この本は、夏目漱石と丸谷さんの両者が専門の英文学の視点から漱石の3冊の有名な本『坊ちゃん』『三四郎』『吾輩は猫である』を見てみた本です。
なんと、これまでとは違った作品像が表れます。
私たちは、漱石はそもそも英文学を勉強しにイギリスに行ったことを忘れて、彼の作品を読みがちですが、彼ほど自分の作品にそこで学んだことを生かしている作家はいない、というのが丸谷さんの説です。(ほとんど下宿先を出ていなかった漱石ですが、しっかり当時のイギリスでポピュラーだった本は目を通して、自分の血肉にしていた、と。)
『吾輩は猫である』と『坊ちゃん』は、漱石が東京帝国大学で『十八世紀英文学』を講義してしたのと並行して書かれていたそうな。
丸谷さんの言葉を借りれば、「『坊ちゃん』はイギリス18世紀文学のことを考へつづけるかたはらに想を構へ、筆を採つた小説であつた。それゆゑもしもあのころの漱石の小説を大学教師の余技とする立場(これが昔は横行した)に立てば、『坊ちゃん』はイギリス18世紀文学研究の副産物と見立てることもできるでせう。そしてもちろんわたしとしては、漱石がフィールディングに刺激され触発されたからこそ、あれだけの名篇を書くことができたと考へるのである。念のために言い添へて置くならば、一般に文学作品は単なる個人の才能によつて出来あがるものではなく、まして個人の体験のみによつて成るものでなく、伝統の力による所が大きい。しかもそれが自国の文学の伝統に限らないことは言ふまでもないでせう」(23ページ)ということです。 ~ この最後の部分は確実に、ノンフィクションにも言えてしまうと思いました。

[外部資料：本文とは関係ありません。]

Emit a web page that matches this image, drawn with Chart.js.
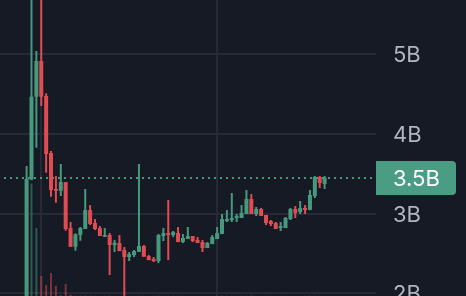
<!DOCTYPE html>
<html>
<head>
<meta charset="utf-8">
<script src="https://cdn.jsdelivr.net/npm/chart.js@4.4.1/dist/chart.umd.min.js"></script>
<style>
  html, body { margin: 0; padding: 0; background: #161a25; overflow: hidden; }
  #wrap { width: 466px; height: 296px; }
</style>
</head>
<body>
<div id="wrap"><canvas id="c" width="466" height="296"></canvas></div>
<script>
// ---- data (values in billions) ----
const candleIndex = Array.from({length: 62}, (_, i) => i);
const opens  = [1.5, 3.43, 4.468, 4.916, 4.477, 3.761, 3.309, 3.288, 3.397, 2.819, 2.584, 2.731, 2.807, 3.045, 2.882, 2.819, 2.710, 2.731, 2.606, 2.631, 2.543, 2.455, 2.480, 2.521, 2.593, 2.467, 2.430, 2.405, 2.719, 2.756, 2.731, 2.756, 2.643, 2.681, 2.719, 2.669, 2.643, 2.568, 2.618, 2.681, 2.744, 2.907, 2.920, 2.945, 2.945, 2.995, 3.184, 2.995, 3.058, 2.983, 2.907, 2.882, 2.819, 2.819, 2.932, 3.058, 3.020, 3.071, 3.045, 3.221, 3.460, 3.372];
const highs  = [3.598, 6.2, 5.042, 6.2, 4.511, 3.786, 3.472, 3.623, 3.397, 2.895, 2.753, 2.832, 3.309, 3.108, 2.932, 2.844, 2.819, 2.756, 2.669, 2.731, 2.581, 2.518, 2.543, 3.623, 2.606, 2.480, 2.455, 2.744, 2.819, 3.171, 2.782, 2.832, 2.744, 2.832, 2.719, 2.706, 2.669, 2.643, 2.731, 2.832, 2.995, 3.045, 3.259, 2.995, 3.108, 3.297, 3.246, 3.083, 3.071, 2.983, 2.920, 2.895, 2.895, 2.958, 3.071, 3.096, 3.159, 3.108, 3.297, 3.472, 3.472, 3.472];
const lows   = [1.5, 3.42, 3.828, 4.351, 3.514, 3.213, 3.137, 3.221, 2.785, 2.584, 2.534, 2.660, 2.807, 2.857, 2.794, 2.719, 2.706, 2.229, 2.518, 2.530, 1.8, 2.405, 2.455, 2.521, 2.459, 2.417, 2.392, 2.379, 2.656, 2.417, 2.706, 2.643, 2.631, 2.681, 2.643, 2.631, 2.518, 2.568, 2.618, 2.681, 2.744, 2.895, 2.895, 2.895, 2.945, 2.995, 2.995, 2.970, 2.970, 2.857, 2.844, 2.807, 2.782, 2.819, 2.920, 2.945, 2.995, 2.995, 3.045, 3.196, 3.322, 3.309];
const closes = [3.435, 4.468, 4.916, 4.468, 3.749, 3.297, 3.288, 3.397, 2.807, 2.584, 2.740, 2.819, 3.045, 2.870, 2.807, 2.719, 2.731, 2.606, 2.635, 2.530, 2.455, 2.493, 2.530, 2.593, 2.459, 2.417, 2.405, 2.731, 2.756, 2.731, 2.769, 2.643, 2.694, 2.719, 2.656, 2.631, 2.568, 2.631, 2.706, 2.756, 2.932, 2.932, 2.945, 2.970, 3.008, 3.184, 2.995, 3.058, 2.970, 2.882, 2.870, 2.807, 2.844, 2.945, 3.058, 3.008, 3.071, 3.045, 3.234, 3.460, 3.385, 3.452];
const volumes = [35, 38, 23, 6.8, 3.7, 7.8, 3.4, 0.3, 4.1, 0.4, 0.1, 0.1, 0.15, 0.1, 0.05, 0.05, 0.05, 0.1, 0.05, 0.05, 0.1, 0.05, 0.05, 0.1, 0.05, 0.05, 0.05, 0.1, 0.05, 0.1, 0.05, 0.05, 0.05, 0.05, 0.05, 0.05, 0.05, 0.05, 0.05, 0.05, 0.1, 0.05, 0.1, 0.05, 0.05, 0.1, 0.1, 0.05, 0.05, 0.05, 0.05, 0.05, 0.05, 0.05, 0.05, 0.05, 0.05, 0.05, 0.1, 0.1, 0.05, 0.05];
const yTicks = [2, 3, 4, 5];
const timeGridAt = [3, 39];

// ---- style ----
const BG = '#161a25';
const GRID = '#262a36';
const UP = '#47997e';
const DOWN = '#df4c52';
const UP_VOL = 'rgba(71,153,126,0.5)';
const DOWN_VOL = 'rgba(223,76,82,0.5)';
const LABEL_BG = '#4a9c82';
const AXIS_TXT = '#b2b5be';
const FONT = 'Inter';

const isUp = closes.map((c, i) => c >= opens[i]);

const bgPlugin = {
  id: 'bg',
  beforeDraw(chart) {
    const ctx = chart.ctx;
    ctx.save();
    ctx.fillStyle = BG;
    ctx.fillRect(0, 0, chart.width, chart.height);
    ctx.restore();
  }
};

// right price-axis labels (drawn as text, positioned from the y scale)
const axisLabelPlugin = {
  id: 'axisLabels',
  afterDraw(chart) {
    const {ctx, chartArea, scales} = chart;
    ctx.save();
    ctx.fillStyle = AXIS_TXT;
    ctx.font = '22px ' + FONT;
    ctx.textAlign = 'left';
    ctx.textBaseline = 'alphabetic';
    yTicks.forEach(v => {
      const py = scales.y.getPixelForValue(v);
      ctx.fillText(v + 'B', chartArea.right + 17, Math.round(py) + 8);
    });
    ctx.restore();
  }
};

const lastPricePlugin = {
  id: 'lastPrice',
  beforeDatasetsDraw(chart) {
    const {ctx, chartArea, scales} = chart;
    const py = Math.round(scales.y.getPixelForValue(closes[closes.length - 1]));
    ctx.save();
    ctx.strokeStyle = isUp[isUp.length - 1] ? UP : DOWN;
    ctx.lineWidth = 2;
    ctx.setLineDash([2, 4]);
    ctx.beginPath();
    ctx.moveTo(chartArea.left + 4, py);
    ctx.lineTo(chartArea.right, py);
    ctx.stroke();
    ctx.restore();
  },
  afterDraw(chart) {
    const {ctx, chartArea, scales} = chart;
    const last = closes[closes.length - 1];
    const py = Math.round(scales.y.getPixelForValue(last));
    const x0 = chartArea.right, x1 = chartArea.right + 80, h = 34, r = 4;
    const y0 = py - h / 2, y1 = py + h / 2;
    ctx.save();
    ctx.fillStyle = LABEL_BG;
    ctx.beginPath();
    ctx.moveTo(x0, y0);
    ctx.lineTo(x1 - r, y0);
    ctx.quadraticCurveTo(x1, y0, x1, y0 + r);
    ctx.lineTo(x1, y1 - r);
    ctx.quadraticCurveTo(x1, y1, x1 - r, y1);
    ctx.lineTo(x0, y1);
    ctx.closePath();
    ctx.fill();
    ctx.fillStyle = '#ffffff';
    ctx.font = '22px ' + FONT;
    ctx.textAlign = 'left';
    ctx.textBaseline = 'alphabetic';
    ctx.fillText(last.toFixed(1) + 'B', chartArea.right + 17, py + 8);
    ctx.restore();
  }
};

const barCommon = { grouped: false, borderWidth: 0, inflateAmount: 0, xAxisID: 'x' };

new Chart(document.getElementById('c'), {
  type: 'bar',
  data: {
    datasets: [
      Object.assign({}, barCommon, {
        label: 'body',
        order: 0,
        yAxisID: 'y',
        barThickness: 4,
        minBarLength: 1,
        data: candleIndex.map(i => ({x: i, y: [opens[i], closes[i]]})),
        backgroundColor: isUp.map(u => u ? UP : DOWN)
      }),
      Object.assign({}, barCommon, {
        label: 'wick',
        order: 1,
        yAxisID: 'y',
        barThickness: 2,
        data: candleIndex.map(i => ({x: i, y: [lows[i], highs[i]]})),
        backgroundColor: isUp.map(u => u ? UP : DOWN)
      }),
      Object.assign({}, barCommon, {
        label: 'volume',
        order: 2,
        yAxisID: 'yv',
        barThickness: 2,
        data: candleIndex.map(i => ({x: i, y: volumes[i]})),
        backgroundColor: isUp.map(u => u ? UP_VOL : DOWN_VOL)
      })
    ]
  },
  options: {
    responsive: false,
    animation: false,
    devicePixelRatio: 1,
    layout: { padding: 0 },
    plugins: { legend: { display: false }, tooltip: { enabled: false } },
    scales: {
      x: {
        type: 'linear',
        min: -5.445,
        max: 71.52,
        offset: false,
        afterBuildTicks(scale) { scale.ticks = timeGridAt.map(v => ({value: v})); },
        grid: { color: GRID, lineWidth: 2, drawTicks: false, offset: false },
        border: { display: false },
        ticks: { display: false }
      },
      y: {
        type: 'linear',
        position: 'right',
        min: 1.9662,
        max: 5.6816,
        afterBuildTicks(scale) { scale.ticks = yTicks.map(v => ({value: v})); },
        afterFit(scale) { scale.width = 90; scale.paddingTop = 0; scale.paddingBottom = 0; },
        grid: { color: GRID, lineWidth: 2, drawTicks: false },
        border: { display: false },
        ticks: { display: false }
      },
      yv: {
        type: 'linear',
        display: false,
        min: 0,
        max: 100
      }
    }
  },
  plugins: [bgPlugin, axisLabelPlugin, lastPricePlugin]
});
</script>
</body>
</html>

とくに、『坊ちゃん』は喜劇小説(滑稽小説、ユーモア小説)の影響を受けている、というのが丸谷さんの主張。特に、ヘンリ・フィールディングの『トム・ジョーンズ』。
ちなみに、喜劇小説はイギリス文学の特産品で、これには丸谷さんが訳しているジェローム・K・ジェロームの『ボートの三人男』などから、ジェイン・オースティンの『誇りと偏見』やE・M・フォスターの『ハワーズ・エンド』も、そしてフィールディングの『トム・ジョーンズ』やスウィフトの『ガリヴァー旅行記』まで含まれます。さらには、それは「シェイクスピアの喜劇に端を発し、18世紀の豪宕な精神にはぐくまれ、ジェイン・オースティンによって洗練され、ディケンズによってふたたび生命力を注がれたあげく、知識人向けと大衆ものの双方に分れて、そのどちらでも活況を呈することになった。ディケンズからそれを学び取った外国作家が、ロシアのドフトエスキーとフランスのプルーストであったとすれば、フィールディングの異邦の弟子は『坊ちゃん』の夏目漱石と『酔ひどれ草の仲買人』のジョン・バースだったでせう」と解説してくれています(28~9ページ) ~ 漱石以外に、この流れをくむ人が日本にはいないのが残念です。いたら、ぜひ教えてください。丸谷さん??